=== Supplied data ===
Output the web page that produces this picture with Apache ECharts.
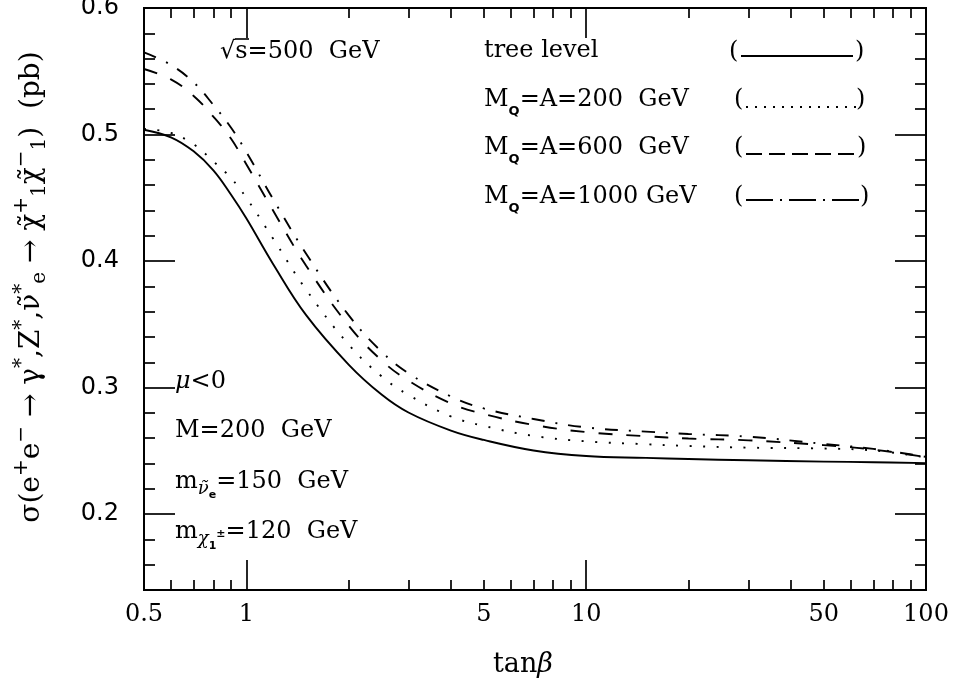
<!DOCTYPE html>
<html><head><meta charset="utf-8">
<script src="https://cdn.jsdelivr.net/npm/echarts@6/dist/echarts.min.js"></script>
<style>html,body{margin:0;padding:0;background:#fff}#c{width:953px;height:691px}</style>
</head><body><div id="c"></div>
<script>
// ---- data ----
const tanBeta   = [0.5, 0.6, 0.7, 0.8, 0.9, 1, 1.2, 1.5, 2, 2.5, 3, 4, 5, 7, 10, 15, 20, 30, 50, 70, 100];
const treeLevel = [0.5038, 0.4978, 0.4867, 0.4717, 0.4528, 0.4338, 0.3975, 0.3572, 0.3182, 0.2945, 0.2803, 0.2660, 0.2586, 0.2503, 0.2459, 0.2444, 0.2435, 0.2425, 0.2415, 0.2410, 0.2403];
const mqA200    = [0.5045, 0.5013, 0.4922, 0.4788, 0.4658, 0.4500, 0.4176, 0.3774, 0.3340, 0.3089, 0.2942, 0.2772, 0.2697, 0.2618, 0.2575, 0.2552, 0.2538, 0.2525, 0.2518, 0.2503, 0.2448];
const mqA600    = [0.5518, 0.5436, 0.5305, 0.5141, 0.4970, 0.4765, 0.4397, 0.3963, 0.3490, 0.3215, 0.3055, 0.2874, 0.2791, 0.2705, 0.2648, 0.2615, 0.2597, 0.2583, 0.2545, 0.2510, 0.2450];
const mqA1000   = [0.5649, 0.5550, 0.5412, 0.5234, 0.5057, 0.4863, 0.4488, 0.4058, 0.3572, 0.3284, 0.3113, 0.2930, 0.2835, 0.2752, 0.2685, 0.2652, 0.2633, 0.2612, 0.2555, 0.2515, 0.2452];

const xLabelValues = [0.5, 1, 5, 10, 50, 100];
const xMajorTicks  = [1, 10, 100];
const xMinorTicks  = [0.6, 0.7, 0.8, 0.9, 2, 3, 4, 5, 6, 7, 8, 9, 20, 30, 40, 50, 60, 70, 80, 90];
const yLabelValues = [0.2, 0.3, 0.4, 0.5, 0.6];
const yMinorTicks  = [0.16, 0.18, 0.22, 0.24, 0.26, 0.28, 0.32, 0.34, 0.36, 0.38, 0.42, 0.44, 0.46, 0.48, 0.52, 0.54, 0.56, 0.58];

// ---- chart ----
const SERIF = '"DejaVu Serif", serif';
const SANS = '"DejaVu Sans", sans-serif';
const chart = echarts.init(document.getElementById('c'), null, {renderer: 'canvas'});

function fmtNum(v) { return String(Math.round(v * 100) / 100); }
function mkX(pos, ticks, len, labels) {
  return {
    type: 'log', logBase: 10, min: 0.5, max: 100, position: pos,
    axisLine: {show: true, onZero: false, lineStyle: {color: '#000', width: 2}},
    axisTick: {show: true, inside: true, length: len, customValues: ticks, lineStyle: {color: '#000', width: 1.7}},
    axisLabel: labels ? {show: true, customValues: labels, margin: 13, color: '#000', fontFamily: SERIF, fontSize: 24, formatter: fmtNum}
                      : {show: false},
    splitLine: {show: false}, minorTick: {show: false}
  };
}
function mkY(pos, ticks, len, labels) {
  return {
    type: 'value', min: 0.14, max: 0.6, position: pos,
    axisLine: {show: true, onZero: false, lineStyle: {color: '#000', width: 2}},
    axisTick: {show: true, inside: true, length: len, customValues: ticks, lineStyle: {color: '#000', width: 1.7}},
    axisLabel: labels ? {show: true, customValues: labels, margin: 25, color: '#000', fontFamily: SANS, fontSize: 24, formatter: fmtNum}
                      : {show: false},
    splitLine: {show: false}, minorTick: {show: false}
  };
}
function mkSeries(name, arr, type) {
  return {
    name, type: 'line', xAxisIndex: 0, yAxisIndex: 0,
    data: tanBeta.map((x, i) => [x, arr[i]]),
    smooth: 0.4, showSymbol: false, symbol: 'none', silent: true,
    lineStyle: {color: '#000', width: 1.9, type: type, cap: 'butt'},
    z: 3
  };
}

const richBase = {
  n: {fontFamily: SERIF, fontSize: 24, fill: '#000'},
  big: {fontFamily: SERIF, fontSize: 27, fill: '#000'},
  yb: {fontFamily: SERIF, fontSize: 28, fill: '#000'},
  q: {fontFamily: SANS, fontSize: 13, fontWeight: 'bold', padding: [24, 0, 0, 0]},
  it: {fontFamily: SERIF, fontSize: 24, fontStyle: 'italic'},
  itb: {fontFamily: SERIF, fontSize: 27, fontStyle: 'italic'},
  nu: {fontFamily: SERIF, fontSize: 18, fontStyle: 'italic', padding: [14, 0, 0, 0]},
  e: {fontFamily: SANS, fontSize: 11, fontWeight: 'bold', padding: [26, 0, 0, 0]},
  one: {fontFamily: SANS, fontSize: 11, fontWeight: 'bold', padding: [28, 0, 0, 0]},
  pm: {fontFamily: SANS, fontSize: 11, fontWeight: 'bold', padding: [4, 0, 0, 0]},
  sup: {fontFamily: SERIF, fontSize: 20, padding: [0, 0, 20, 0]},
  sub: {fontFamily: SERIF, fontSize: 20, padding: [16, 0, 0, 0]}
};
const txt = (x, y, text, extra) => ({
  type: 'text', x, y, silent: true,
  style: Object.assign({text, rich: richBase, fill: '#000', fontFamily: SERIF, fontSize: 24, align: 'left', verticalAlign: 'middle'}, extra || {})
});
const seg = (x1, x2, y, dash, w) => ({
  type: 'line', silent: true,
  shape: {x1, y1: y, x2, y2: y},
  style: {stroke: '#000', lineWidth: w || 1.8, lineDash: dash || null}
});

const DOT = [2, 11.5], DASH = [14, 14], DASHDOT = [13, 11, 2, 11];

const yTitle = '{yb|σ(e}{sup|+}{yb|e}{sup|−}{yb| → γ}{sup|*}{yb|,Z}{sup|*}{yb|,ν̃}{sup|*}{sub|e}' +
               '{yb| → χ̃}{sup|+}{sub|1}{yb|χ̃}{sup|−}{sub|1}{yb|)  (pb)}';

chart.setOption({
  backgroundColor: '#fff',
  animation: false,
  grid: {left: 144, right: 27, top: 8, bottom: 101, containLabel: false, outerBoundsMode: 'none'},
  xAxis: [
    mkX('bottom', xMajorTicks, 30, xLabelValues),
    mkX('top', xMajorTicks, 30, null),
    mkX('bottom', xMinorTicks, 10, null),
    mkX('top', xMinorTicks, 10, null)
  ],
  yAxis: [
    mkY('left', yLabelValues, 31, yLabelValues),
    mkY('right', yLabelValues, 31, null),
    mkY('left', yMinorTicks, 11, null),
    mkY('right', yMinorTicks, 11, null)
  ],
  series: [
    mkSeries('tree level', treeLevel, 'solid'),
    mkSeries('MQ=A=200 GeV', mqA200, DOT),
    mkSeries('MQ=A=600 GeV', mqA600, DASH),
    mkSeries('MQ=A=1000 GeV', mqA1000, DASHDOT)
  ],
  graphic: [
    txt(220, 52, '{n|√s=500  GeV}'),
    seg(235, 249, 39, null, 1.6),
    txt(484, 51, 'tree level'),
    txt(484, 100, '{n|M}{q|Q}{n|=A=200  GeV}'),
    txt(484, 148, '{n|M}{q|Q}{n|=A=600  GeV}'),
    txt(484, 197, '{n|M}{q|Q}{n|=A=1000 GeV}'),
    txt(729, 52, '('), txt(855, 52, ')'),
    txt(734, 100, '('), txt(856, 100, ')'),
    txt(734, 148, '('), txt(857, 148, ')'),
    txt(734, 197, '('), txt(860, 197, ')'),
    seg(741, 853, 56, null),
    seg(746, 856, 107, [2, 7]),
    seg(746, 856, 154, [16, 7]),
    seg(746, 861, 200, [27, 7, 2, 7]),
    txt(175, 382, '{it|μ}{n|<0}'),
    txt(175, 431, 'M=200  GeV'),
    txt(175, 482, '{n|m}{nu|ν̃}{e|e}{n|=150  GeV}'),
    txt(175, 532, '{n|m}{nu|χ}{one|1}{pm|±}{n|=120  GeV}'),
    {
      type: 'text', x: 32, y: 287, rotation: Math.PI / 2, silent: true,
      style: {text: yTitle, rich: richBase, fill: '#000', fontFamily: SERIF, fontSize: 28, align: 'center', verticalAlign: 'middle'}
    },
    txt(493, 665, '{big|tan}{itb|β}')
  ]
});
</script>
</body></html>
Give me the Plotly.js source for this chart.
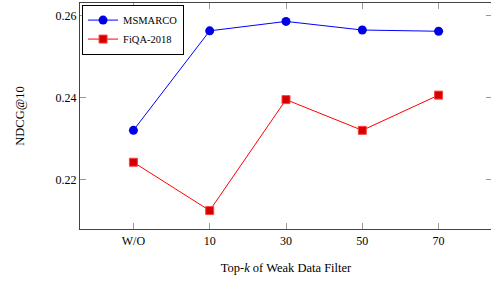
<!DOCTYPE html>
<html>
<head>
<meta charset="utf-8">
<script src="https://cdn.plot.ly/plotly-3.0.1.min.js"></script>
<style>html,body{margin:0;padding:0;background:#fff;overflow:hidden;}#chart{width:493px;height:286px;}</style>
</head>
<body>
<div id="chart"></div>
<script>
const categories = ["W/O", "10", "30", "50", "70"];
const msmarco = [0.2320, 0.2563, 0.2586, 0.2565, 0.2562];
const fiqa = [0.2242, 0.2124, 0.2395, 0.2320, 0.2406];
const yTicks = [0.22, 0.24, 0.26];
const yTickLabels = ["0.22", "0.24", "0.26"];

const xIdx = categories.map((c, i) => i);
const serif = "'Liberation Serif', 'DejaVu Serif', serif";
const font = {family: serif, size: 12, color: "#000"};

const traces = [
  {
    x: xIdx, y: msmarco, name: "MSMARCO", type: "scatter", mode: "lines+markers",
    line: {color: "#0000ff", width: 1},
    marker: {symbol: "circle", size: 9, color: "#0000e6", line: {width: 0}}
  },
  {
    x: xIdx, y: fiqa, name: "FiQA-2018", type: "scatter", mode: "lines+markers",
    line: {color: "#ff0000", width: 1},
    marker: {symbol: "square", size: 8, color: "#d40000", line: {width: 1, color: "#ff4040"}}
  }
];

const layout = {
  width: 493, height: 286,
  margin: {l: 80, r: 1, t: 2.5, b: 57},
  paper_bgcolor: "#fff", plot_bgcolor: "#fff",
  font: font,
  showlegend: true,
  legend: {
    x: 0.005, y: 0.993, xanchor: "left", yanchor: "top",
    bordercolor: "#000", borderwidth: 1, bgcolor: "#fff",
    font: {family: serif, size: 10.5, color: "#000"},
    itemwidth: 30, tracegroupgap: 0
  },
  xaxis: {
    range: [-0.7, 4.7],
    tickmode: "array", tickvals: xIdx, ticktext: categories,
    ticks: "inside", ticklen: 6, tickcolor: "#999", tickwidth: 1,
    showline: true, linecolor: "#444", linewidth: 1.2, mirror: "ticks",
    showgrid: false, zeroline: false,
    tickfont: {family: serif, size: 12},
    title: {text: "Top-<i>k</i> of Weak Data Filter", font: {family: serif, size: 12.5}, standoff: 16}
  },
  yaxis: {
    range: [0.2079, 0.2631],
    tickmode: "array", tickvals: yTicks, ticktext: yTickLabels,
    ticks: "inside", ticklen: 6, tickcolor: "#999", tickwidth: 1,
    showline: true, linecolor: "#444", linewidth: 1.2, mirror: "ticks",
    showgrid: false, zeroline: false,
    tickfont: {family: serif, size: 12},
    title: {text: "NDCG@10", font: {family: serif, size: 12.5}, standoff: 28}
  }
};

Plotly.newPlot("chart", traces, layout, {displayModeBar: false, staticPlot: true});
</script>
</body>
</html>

=== Set problem ===
Copy each line of the data that contains the word "picture".

=== Answer to the exercise ===
Output the web page that produces this picture with Apache ECharts.

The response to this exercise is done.